Once again, Ford displayed their remarkable ability for planning by having models ready for sales by the Spring of the same year. 

Ford Europe's plan was obvious- to duplicate the success in Europe that the US Parent company had enjoyed  with the Ford Mustang.

The plan was to develop the first ever European equivalent of the "pony car" that had been immensely popular in North America during the late Sixties.

The Capri Mark I was one of Ford's first major European joint projects designed to find universal appeal among the UK and mainland Europe drivers.

The bulk of the design work for the Ford Capri came from the creative mind of Philip T. Clark, leader of the team that worked on the design of the Ford Mustang.

Sadly Clark would not survive to see the launch of the Capri as he passed away from illness in 1968, aged only 32.

For many years Ford US kept the fact that Clark was involved in the Capri's design under their hats, for reasons that were never apparent.  

A wide variety of engines were used in the Capri throughout its production lifespan, which included the Essex and Cologne V6 s at the top of the range, while the Kent straight-four and Taunus V4 engines in lower specification models.

Mechanically based on the Cortina Mark I, the Capri was constructed at the Dagenham and Halewood plants in the United Kingdom, the Genk plant in Belgium, and the Saarlouis and Cologne plants in Germany.

Initially, the plan was to mark Ford's new coupe as the Colt, but that option had to be swiftly discarded after it was discovered that the title had already been registered by emerging Japanese auto giants Mitsubishi.

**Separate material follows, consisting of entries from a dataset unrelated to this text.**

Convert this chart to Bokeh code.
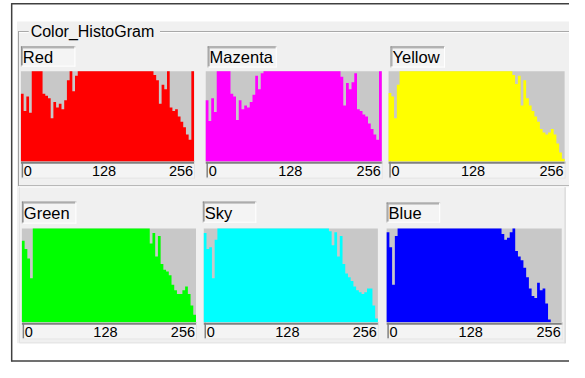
from bokeh.plotting import figure
from bokeh.models import Range1d
from bokeh.embed import file_html
from bokeh.resources import INLINE
from bokeh.core.properties import value

# ---------------- data ----------------
TITLE = "Color_HistoGram"
channel_names = ["Red", "Mazenta", "Yellow", "Green", "Sky", "Blue"]
channel_colors = ["#ff0000", "#ff00ff", "#ffff00", "#00ff00", "#00ffff", "#0000ff"]
tick_labels = ["0", "128", "256"]
BIN = 4  # intensity levels per bar (64 bars over 0..256)

# relative frequency per bar, 100 = clipped at the top of the panel
red_counts = [75, 56, 72, 54, 100, 100, 100, 100,
              75, 73, 70, 48, 66, 60, 64, 58,
              68, 90, 100, 78, 95, 100, 100, 100,
              100, 100, 100, 100, 100, 100, 100, 100,
              100, 100, 100, 100, 100, 100, 100, 100,
              100, 100, 100, 100, 100, 100, 100, 100,
              100, 96, 90, 64, 85, 80, 100, 60,
              56, 58, 50, 44, 38, 30, 24, 100]
magenta_counts = [68, 45, 70, 55, 100, 100, 100, 100,
                  100, 75, 72, 46, 68, 58, 62, 60,
                  66, 74, 95, 80, 98, 100, 100, 100,
                  100, 100, 100, 100, 100, 100, 100, 100,
                  100, 100, 100, 100, 100, 100, 100, 100,
                  100, 100, 100, 100, 100, 100, 100, 100,
                  100, 94, 62, 87, 80, 88, 98, 58,
                  56, 52, 50, 42, 36, 30, 24, 100]
yellow_counts = [76, 72, 48, 85, 100, 100, 100, 100,
                 100, 100, 100, 100, 100, 100, 100, 100,
                 100, 100, 100, 100, 100, 100, 100, 100,
                 100, 100, 100, 100, 100, 100, 100, 100,
                 100, 100, 100, 100, 100, 100, 100, 100,
                 100, 100, 100, 100, 100, 96, 86, 95,
                 62, 90, 70, 62, 56, 50, 44, 36,
                 32, 30, 32, 36, 30, 20, 10, 3]
green_counts = [87, 78, 68, 47, 100, 100, 100, 100,
                100, 100, 100, 100, 100, 100, 100, 100,
                100, 100, 100, 100, 100, 100, 100, 100,
                100, 100, 100, 100, 100, 100, 100, 100,
                100, 100, 100, 100, 100, 100, 100, 100,
                100, 100, 100, 100, 100, 100, 100, 84,
                95, 70, 92, 62, 56, 54, 50, 40,
                34, 30, 30, 34, 38, 30, 18, 8]
sky_counts = [95, 78, 80, 47, 88, 100, 100, 100,
              100, 100, 100, 100, 100, 100, 100, 100,
              100, 100, 100, 100, 100, 100, 100, 100,
              100, 100, 100, 100, 100, 100, 100, 100,
              100, 100, 100, 100, 100, 100, 100, 100,
              100, 100, 100, 100, 100, 100, 97, 82,
              96, 70, 92, 62, 52, 48, 44, 38,
              34, 32, 30, 32, 36, 36, 18, 4]
blue_counts = [96, 80, 40, 92, 100, 100, 100, 100,
               100, 100, 100, 100, 100, 100, 100, 100,
               100, 100, 100, 100, 100, 100, 100, 100,
               100, 100, 100, 100, 100, 100, 100, 100,
               100, 100, 100, 100, 100, 100, 100, 100,
               100, 100, 94, 88, 90, 96, 100, 76,
               70, 66, 58, 48, 36, 28, 26, 42,
               34, 36, 20, 3, 0, 0, 0, 0]
all_counts = [red_counts, magenta_counts, yellow_counts,
              green_counts, sky_counts, blue_counts]

# ---------------- layout (reference-window units, 585 x 378) ----------------
W, H = 569, 362          # figure size in pixels
RW, RH = 585, 378        # extent of the drawing in window units
# histogram box: left, right, top, bottom ; label box: left, top, right, bottom
hist_boxes = [(21, 199, 74, 168), (211, 392, 74, 168), (399, 580, 74, 168),
              (22, 201, 238, 336), (209, 388, 238, 336), (397, 577, 238, 336)]
label_boxes = [(21, 48, 77, 69), (213, 48, 284, 70), (401, 48, 457, 70),
               (22, 210, 78, 233), (208, 210, 263, 232), (397, 211, 452, 232)]

UI_BG = "#f0f0f0"
HIST_BG = "#c8c8c8"
DARK = "#808080"
FONT = value("Liberation Sans")

p = figure(width=W, height=H, x_range=Range1d(0, RW), y_range=Range1d(RH, 0),
           output_backend="svg", toolbar_location=None, min_border=0,
           x_axis_location=None, y_axis_location=None, outline_line_color=None)
p.grid.visible = False
p.background_fill_color = "white"
p.border_fill_color = "white"

def seg(x0, y0, x1, y1, color, width=1):
    p.segment(x0=[x0], y0=[y0], x1=[x1], y1=[y1], line_color=color, line_width=width)

def box(l, t, r, b, color):
    p.quad(left=[l], right=[r], top=[t], bottom=[b], fill_color=color, line_color=None)

def sunken(l, t, r, b, fill):
    box(l, t, r, b, fill)
    seg(l, t + 0.5, r, t + 0.5, DARK)
    seg(l + 0.5, t, l + 0.5, b, DARK)
    seg(l + 1, t + 1.5, r - 1, t + 1.5, "#a8a8a8")
    seg(l + 1.5, t + 1, l + 1.5, b - 1, "#a8a8a8")
    seg(l, b - 0.5, r, b - 0.5, "#ffffff")
    seg(r - 0.5, t, r - 0.5, b, "#ffffff")

# outer frame
seg(11.5, 3, 11.5, 377, "#404040", 1.5)
seg(11, 3.5, 590, 3.5, "#404040", 1.5)
seg(11, 376.5, 590, 376.5, "#404040", 1.5)
# window area
box(17, 22, 590, 195, UI_BG)
box(17, 195, 581, 358, UI_BG)
# group box
seg(18, 32.5, 29, 32.5, "#a0a0a0")
seg(164, 32.5, 590, 32.5, "#a0a0a0")
seg(18, 33.5, 29, 33.5, "#ffffff")
seg(164, 33.5, 590, 33.5, "#ffffff")
seg(18.5, 32.5, 18.5, 194, "#a0a0a0")
seg(18, 193.5, 590, 193.5, "#a0a0a0")
seg(18, 194.5, 590, 194.5, "#ffffff")
# lower panel border
seg(19.5, 195, 19.5, 357.5, "#e2e2e2")
seg(580.5, 195, 580.5, 358, "#d0d0d0")
seg(19.5, 357.5, 580.5, 357.5, "#e2e2e2")

p.text(x=[31], y=[32.5], text=[TITLE], text_font=FONT, text_font_size="16px",
       text_color="#000000", text_baseline="middle", text_align="left")

extra_x, extra_y = {}, {}
for k, (hx0, hx1, hyt, hyb) in enumerate(hist_boxes):
    extra_x[f"x{k}"] = Range1d((0 - hx0) / (hx1 - hx0) * 256, (RW - hx0) / (hx1 - hx0) * 256)
    extra_y[f"y{k}"] = Range1d((hyb - RH) / (hyb - hyt) * 100, (hyb - 0) / (hyb - hyt) * 100)
p.extra_x_ranges = extra_x
p.extra_y_ranges = extra_y

for k, (name, color, counts) in enumerate(zip(channel_names, channel_colors, all_counts)):
    hx0, hx1, hyt, hyb = hist_boxes[k]
    lx0, ly0, lx1, ly1 = label_boxes[k]
    # label box
    sunken(lx0, ly0, lx1, ly1, "#f4f4f4")
    p.text(x=[lx0 + 2], y=[(ly0 + ly1) / 2 + 0.5], text=[name], text_font=FONT,
           text_font_size="16.5px", text_color="#000000",
           text_baseline="middle", text_align="left")
    # histogram background
    box(hx0, hyt, hx1, hyb, HIST_BG)
    # histogram bars as a step area
    xs, ys = [0], [0]
    for i, v in enumerate(counts):
        xs += [i * BIN, (i + 1) * BIN]
        ys += [v, v]
    xs.append(len(counts) * BIN)
    ys.append(0)
    p.patch(xs, ys, fill_color=color, line_color=None,
            x_range_name=f"x{k}", y_range_name=f"y{k}")
    # axis strip
    at, ab = hyb + 0.5, hyb + 18
    box(hx0, at, hx1 + 1, ab, "#f4f4f4")
    seg(hx0, at + 1, hx1 + 1, at + 1, DARK, 2)
    seg(hx0 + 1.5, at, hx0 + 1.5, ab - 1, DARK, 1.5)
    seg(hx0, ab - 0.5, hx1 + 1, ab - 0.5, "#e4e4e4")
    seg(hx1 + 0.5, at, hx1 + 0.5, ab, "#e4e4e4")
    wdt = hx1 - hx0
    p.text(x=[hx0 + 3, hx0 + 0.48 * wdt, hx1 - 1], y=[(at + ab) / 2 + 1] * 3, text=tick_labels,
           text_align=["left", "center", "right"],
           text_font=FONT, text_font_size="14.5px",
           text_color="#000000", text_baseline="middle")

open("out.html", "w").write(file_html(p, INLINE))
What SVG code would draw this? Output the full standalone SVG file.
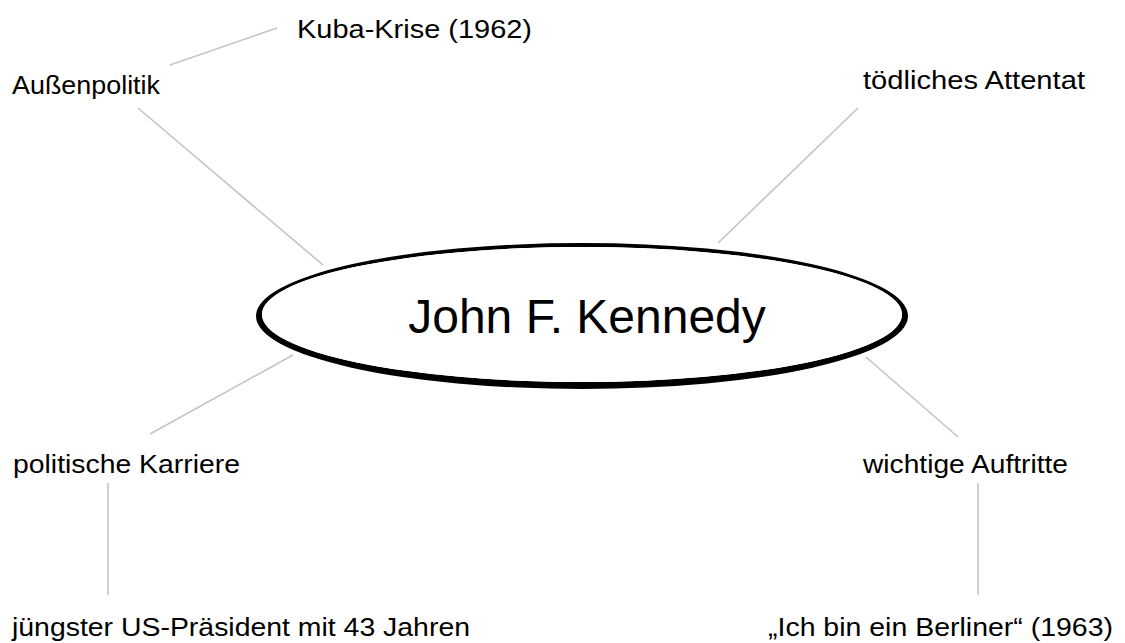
<svg xmlns="http://www.w3.org/2000/svg" width="1125" height="643" viewBox="0 0 1125 643">
  <style>
    .label { font-family: "Liberation Sans", Arial, sans-serif; font-size: 26.5px; fill: #000; }
    .title { font-family: "Liberation Sans", Arial, sans-serif; font-size: 48px; fill: #000; }
    .link { stroke: #c4c4c4; stroke-width: 1.6; fill: none; }
  </style>
  <rect width="1125" height="643" fill="#fff"/>

  <!-- connectors -->
  <g id="connectors">
    <line class="link" x1="170" y1="65" x2="277" y2="28"/>
    <line class="link" x1="138" y1="108" x2="323" y2="265"/>
    <line class="link" x1="858" y1="108" x2="718" y2="243"/>
    <line class="link" x1="150" y1="434" x2="293" y2="355"/>
    <line class="link" x1="958" y1="437" x2="866" y2="357"/>
    <line class="link" x1="108" y1="483" x2="108" y2="595"/>
    <line class="link" x1="978" y1="483" x2="978" y2="595"/>
  </g>

  <!-- central node: hand-drawn style ring, heavier at the bottom -->
  <g id="node-center">
    <path fill="#000" fill-rule="evenodd"
      d="M256,316 A326,73 0 1,0 908,316 A326,73 0 1,0 256,316 Z
         M262,314.5 A320,67.5 0 1,0 902,314.5 A320,67.5 0 1,0 262,314.5 Z"/>
    <path fill="#fff" d="M262,314.5 A320,67.5 0 1,0 902,314.5 A320,67.5 0 1,0 262,314.5 Z"/>
    <text class="title" x="587" y="333" text-anchor="middle">John F. Kennedy</text>
  </g>

  <g id="node-aussenpolitik">
    <text class="label" x="12" y="94" textLength="148" lengthAdjust="spacingAndGlyphs">Außenpolitik</text>
  </g>
  <g id="node-kuba">
    <text class="label" x="297" y="38" textLength="235" lengthAdjust="spacingAndGlyphs">Kuba-Krise (1962)</text>
  </g>
  <g id="node-attentat">
    <text class="label" x="863" y="89" textLength="222" lengthAdjust="spacingAndGlyphs">tödliches Attentat</text>
  </g>
  <g id="node-karriere">
    <text class="label" x="13" y="473" textLength="227" lengthAdjust="spacingAndGlyphs">politische Karriere</text>
  </g>
  <g id="node-auftritte">
    <text class="label" x="863" y="473" textLength="205" lengthAdjust="spacingAndGlyphs">wichtige Auftritte</text>
  </g>
  <g id="node-praesident">
    <text class="label" x="12" y="636" textLength="458" lengthAdjust="spacingAndGlyphs">jüngster US-Präsident mit 43 Jahren</text>
  </g>
  <g id="node-berliner">
    <text class="label" x="768" y="636" textLength="345" lengthAdjust="spacingAndGlyphs">„Ich bin ein Berliner“ (1963)</text>
  </g>
</svg>
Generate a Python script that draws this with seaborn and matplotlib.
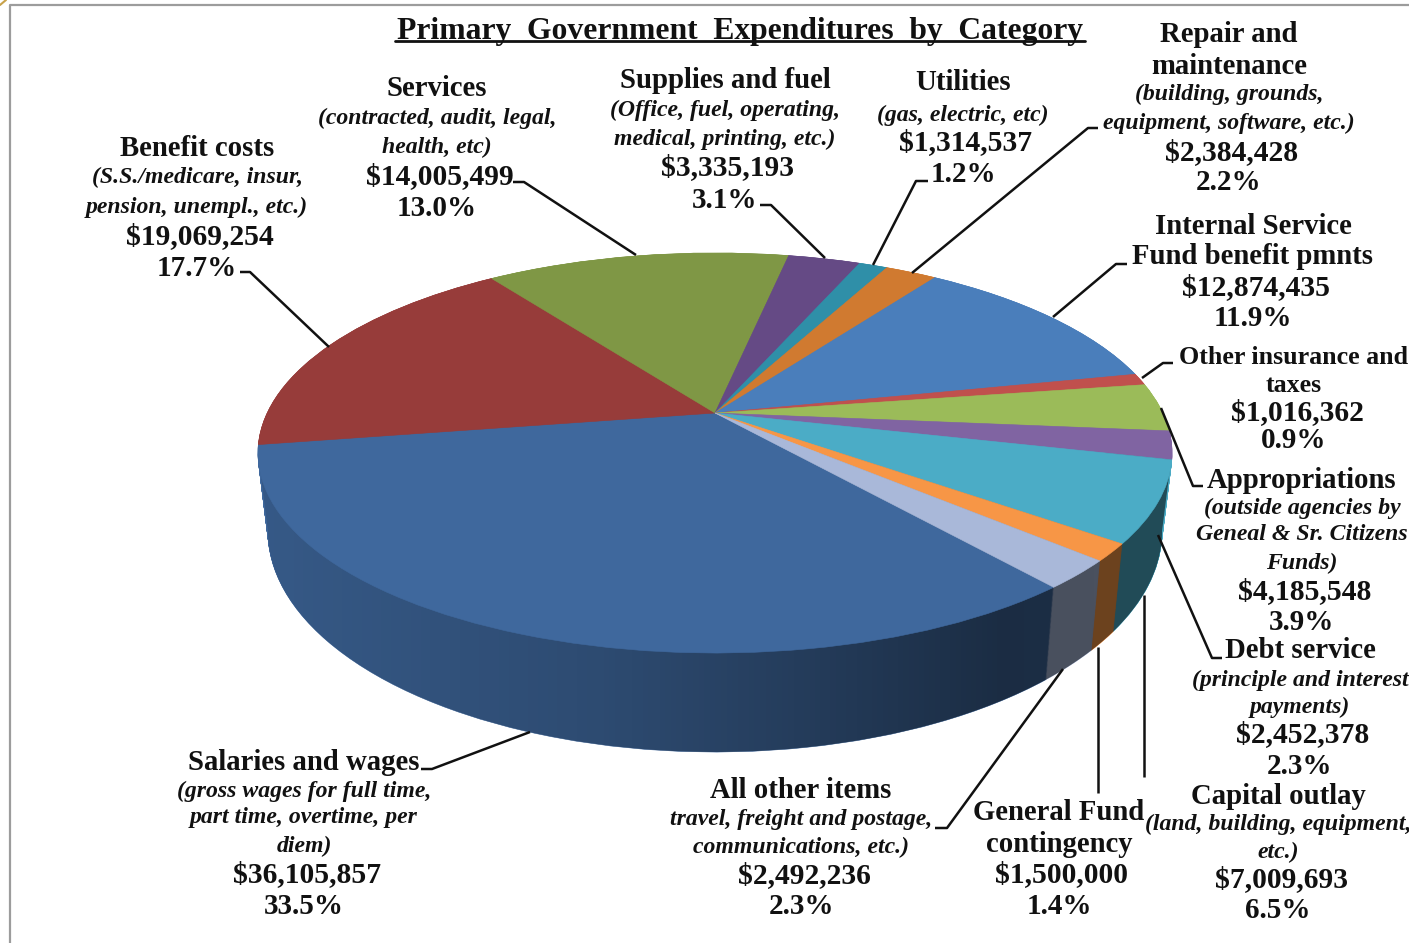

Although a fastback coupé, Ford wanted the Capri Mk I to be affordable for a broad spectrum of potential buyers.

To help achieve that, it was available with a variety of engines, with the UK versions were powered by the Ford Kent straight-four in 1.3 and 1.6 L.

Under the new body, the running gear was very similar to the 1966 Cortina. The rear suspension employed a live axle supported on leaf springs with short radius rods.

MacPherson struts were featured at the front in combination with rack and pinion steering which included a steering column that would collapse in response to a collision.

Using the mechanical components from the Mk2 Ford Cortina and intended as the European equivalent of the Ford Mustang, the Capri went on to be a highly successful selling nearly 1.9 million units during its seventeen-year production run. 

In production from 1969 to 1986, the Capri was not officially replaced by any Ford model; the second-generation Probe was effectively its replacement after its introduction to the European market in 1992.